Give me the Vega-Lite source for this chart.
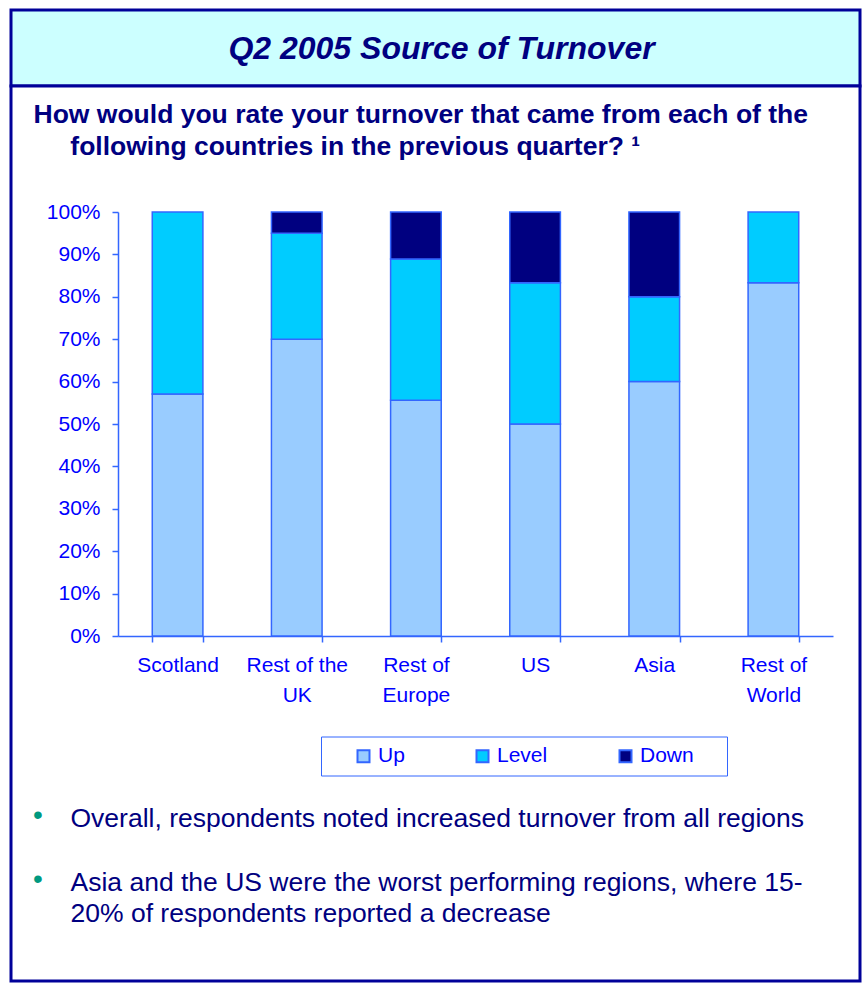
{
  "$schema": "https://vega.github.io/schema/vega-lite/v6.json",
  "padding": {"left": 9, "top": 8, "right": 0, "bottom": 0},
  "background": "white",
  "spacing": 0,
  "bounds": "flush",
  "config": {"font": "Liberation Sans"},
  "title": {
    "text": "Overall, respondents noted increased turnover from all regions",
    "orient": "top",
    "anchor": "start",
    "frame": "group",
    "offset": -824,
    "dx": 59.5,
    "font": "Liberation Sans",
    "fontSize": 26.5,
    "fontWeight": "normal",
    "color": "#000080"
  },
  "vconcat": [
    {
      "width": 849,
      "height": 76,
      "view": {"fill": "#CCFFFF", "stroke": "#000099", "strokeWidth": 3},
      "data": {"values": [{"heading": "Q2 2005 Source of Turnover"}]},
      "mark": {"type": "text", "font": "Liberation Sans", "fontSize": 32, "fontWeight": "bold", "fontStyle": "italic", "color": "#000080", "dx": 6, "dy": 1},
      "encoding": {"text": {"field": "heading", "type": "nominal"}}
    },
    {
      "width": 849,
      "height": 895,
      "view": {"fill": "white", "stroke": "#000099", "strokeWidth": 3},
      "title": {
        "text": ["How would you rate your turnover that came from each of the", "\u200b\u00a0\u00a0\u00a0\u00a0\u00a0following countries in the previous quarter? ¹"],
        "anchor": "start",
        "frame": "group",
        "orient": "top",
        "offset": -74,
        "dx": 22.5,
        "font": "Liberation Sans",
        "fontSize": 26.5,
        "fontWeight": "bold",
        "color": "#000080",
        "lineHeight": 32
      },
      "data": {
        "values": [
          {"region": "Scotland", "trend": "Up", "pct": 57.1, "rank": 1},
          {"region": "Scotland", "trend": "Level", "pct": 42.9, "rank": 2},
          {"region": "Rest of the UK", "trend": "Up", "pct": 70, "rank": 1},
          {"region": "Rest of the UK", "trend": "Level", "pct": 25, "rank": 2},
          {"region": "Rest of the UK", "trend": "Down", "pct": 5, "rank": 3},
          {"region": "Rest of Europe", "trend": "Up", "pct": 55.6, "rank": 1},
          {"region": "Rest of Europe", "trend": "Level", "pct": 33.3, "rank": 2},
          {"region": "Rest of Europe", "trend": "Down", "pct": 11.1, "rank": 3},
          {"region": "US", "trend": "Up", "pct": 50, "rank": 1},
          {"region": "US", "trend": "Level", "pct": 33.3, "rank": 2},
          {"region": "US", "trend": "Down", "pct": 16.7, "rank": 3},
          {"region": "Asia", "trend": "Up", "pct": 60, "rank": 1},
          {"region": "Asia", "trend": "Level", "pct": 20, "rank": 2},
          {"region": "Asia", "trend": "Down", "pct": 20, "rank": 3},
          {"region": "Rest of World", "trend": "Up", "pct": 83.3, "rank": 1},
          {"region": "Rest of World", "trend": "Level", "pct": 16.7, "rank": 2}
        ]
      },
      "mark": {"type": "bar", "stroke": "#3366FF", "strokeWidth": 1.5},
      "encoding": {
        "x": {
          "field": "region",
          "type": "nominal",
          "sort": ["Scotland", "Rest of the UK", "Rest of Europe", "US", "Asia", "Rest of World"],
          "scale": {"range": [107, 822], "paddingInner": 0.575, "paddingOuter": 0.2875},
          "axis": {
            "orient": "bottom",
            "offset": -345,
            "labelAngle": 0,
            "labelExpr": "datum.label == 'Rest of the UK' ? ['Rest of the', 'UK'] : datum.label == 'Rest of Europe' ? ['Rest of', 'Europe'] : datum.label == 'Rest of World' ? ['Rest of', 'World'] : datum.label",
            "labelFontSize": 21,
            "labelColor": "#0000FF",
            "labelPadding": 12,
            "labelLineHeight": 30,
            "labelBaseline": "top",
            "tickBand": "extent",
            "tickSize": 6,
            "tickColor": "#3366FF",
            "tickWidth": 1.5,
            "domainColor": "#3366FF",
            "domainWidth": 1.5,
            "title": ["Asia and the US were the worst performing regions, where 15-", "20% of respondents reported a decrease"],
            "titleX": 59,
            "titleY": 254.5,
            "titleAngle": 0,
            "titleAlign": "left",
            "titleAnchor": "start",
            "titleBaseline": "alphabetic",
            "titleFontSize": 26.5,
            "titleFontWeight": "normal",
            "titleColor": "#000080",
            "titleLineHeight": 31
          }
        },
        "y": {
          "field": "pct",
          "type": "quantitative",
          "stack": "zero",
          "scale": {"domain": [0, 100], "range": [550, 126], "nice": false},
          "axis": {
            "orient": "left",
            "offset": -107,
            "values": [0, 10, 20, 30, 40, 50, 60, 70, 80, 90, 100],
            "labelExpr": "datum.value + '%'",
            "labelFontSize": 21,
            "labelColor": "#0000FF",
            "labelPadding": 12,
            "tickSize": 6,
            "tickColor": "#3366FF",
            "tickWidth": 1.5,
            "domainColor": "#3366FF",
            "domainWidth": 1.5,
            "grid": false,
            "title": ["•", "•"],
            "titleX": -80.5,
            "titleY": 729.5,
            "titleAngle": 0,
            "titleAlign": "center",
            "titleBaseline": "middle",
            "titleFontSize": 28,
            "titleFontWeight": "normal",
            "titleColor": "#009980",
            "titleLineHeight": 64
          }
        },
        "color": {
          "field": "trend",
          "type": "nominal",
          "scale": {"domain": ["Up", "Level", "Down"], "range": ["#99CCFF", "#00CCFF", "#000080"]},
          "legend": {
            "orient": "none",
            "legendX": 310,
            "legendY": 726.5,
            "direction": "horizontal",
            "title": null,
            "symbolOffset": 23,
            "padding": 9,
            "strokeColor": "#3366FF",
            "fillColor": "white",
            "symbolType": "square",
            "symbolSize": 144,
            "symbolStrokeColor": "#3366FF",
            "symbolStrokeWidth": 2,
            "labelFontSize": 21,
            "labelColor": "#0000FF",
            "labelOffset": 4,
            "columnPadding": 44,
            "labelExpr": "datum.label == 'Down' ? 'Down\u00a0\u00a0\u00a0\u00a0\u200b' : datum.label"
          }
        },
        "order": {"field": "rank", "type": "quantitative"}
      }
    }
  ]
}
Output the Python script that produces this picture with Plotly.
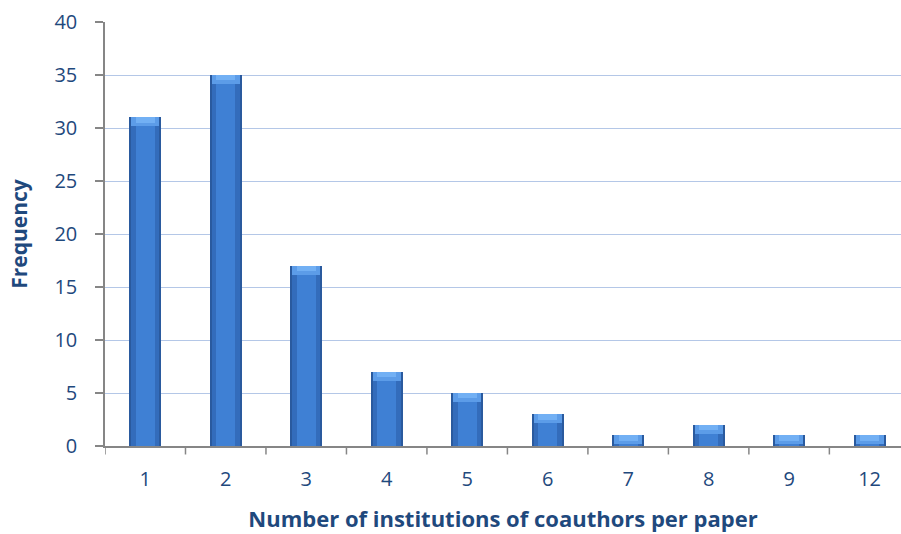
import plotly.graph_objects as go

# Distribution of institutions per paper
categories = ["1", "2", "3", "4", "5", "6", "7", "8", "9", "12"]
frequency = [31, 35, 17, 7, 5, 3, 1, 2, 1, 1]

positions = list(range(len(categories)))
label_color = "#1f497d"
axis_color = "#868686"
font_family = "Open Sans, sans-serif"
bevel = 0.85  # height of the lighter top band, in data units

fig = go.Figure()

# Layered bars give a shaded, bevelled column
layers = [
    (0.40, "#2a5a9e"),
    (0.35, "#336cbb"),
    (0.24, "#3f80d4"),
]
for w, c in layers:
    fig.add_trace(go.Bar(
        x=positions, y=frequency, width=w,
        marker=dict(color=c, line=dict(width=0)),
        hoverinfo="skip", showlegend=False,
    ))

# Light band at the top of each column
fig.add_trace(go.Bar(
    x=positions,
    y=[bevel] * len(frequency),
    base=[v - bevel for v in frequency],
    width=0.35,
    marker=dict(color="#5c9ce8", line=dict(width=0)),
    hoverinfo="skip", showlegend=False,
))
fig.add_trace(go.Bar(
    x=positions,
    y=[bevel * 0.6] * len(frequency),
    base=[v - bevel * 0.6 for v in frequency],
    width=0.24,
    marker=dict(color="#72b0f4", line=dict(width=0)),
    hoverinfo="skip", showlegend=False,
))

fig.update_layout(
    width=901, height=534,
    margin=dict(l=105, r=0, t=22, b=88),
    plot_bgcolor="white", paper_bgcolor="white",
    barmode="overlay", bargap=0,
    font=dict(family=font_family, color=label_color, size=18),
    xaxis=dict(
        tickmode="array", tickvals=positions, ticktext=categories,
        range=[-0.5, 9.39],
        showline=True, linecolor=axis_color, linewidth=1.5,
        ticks="", showgrid=False, zeroline=False,
        ticklabelstandoff=14,
        tickfont=dict(size=20, color=label_color),
        title=dict(text="<b>Number of institutions of coauthors per paper</b>",
                   font=dict(size=22, color=label_color), standoff=21),
    ),
    yaxis=dict(
        range=[0, 40], dtick=5,
        showline=True, linecolor=axis_color, linewidth=1.5,
        ticks="outside", ticklen=8, tickcolor=axis_color, tickwidth=1.5,
        showgrid=True, gridcolor="#b4c7e7", gridwidth=1.2,
        zeroline=False,
        ticklabelstandoff=14,
        tickfont=dict(size=20, color=label_color),
        title=dict(text="<b>Frequency</b>", font=dict(size=21, color=label_color), standoff=21),
    ),
)

# Category separator ticks along the x axis
for i in range(len(categories)):
    fig.add_shape(type="line", xref="x", yref="paper",
                  x0=i - 0.5, x1=i - 0.5, y0=0, y1=-0.02,
                  line=dict(color=axis_color, width=1.5))

fig.write_html("out.html")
★ ★ ★ ★ ★
▸ **Instruction**
Pictures are not part of the copy. Reproduce the lines from the one containing "Output the Python" through the one containing "frequency = [31, 35, 17, 7, 5, 3, 1, 2, 1, 1]", exactly and nothing more.

▸ **Task result**
Output the Python script that produces this picture with Plotly.
import plotly.graph_objects as go

# Distribution of institutions per paper
categories = ["1", "2", "3", "4", "5", "6", "7", "8", "9", "12"]
frequency = [31, 35, 17, 7, 5, 3, 1, 2, 1, 1]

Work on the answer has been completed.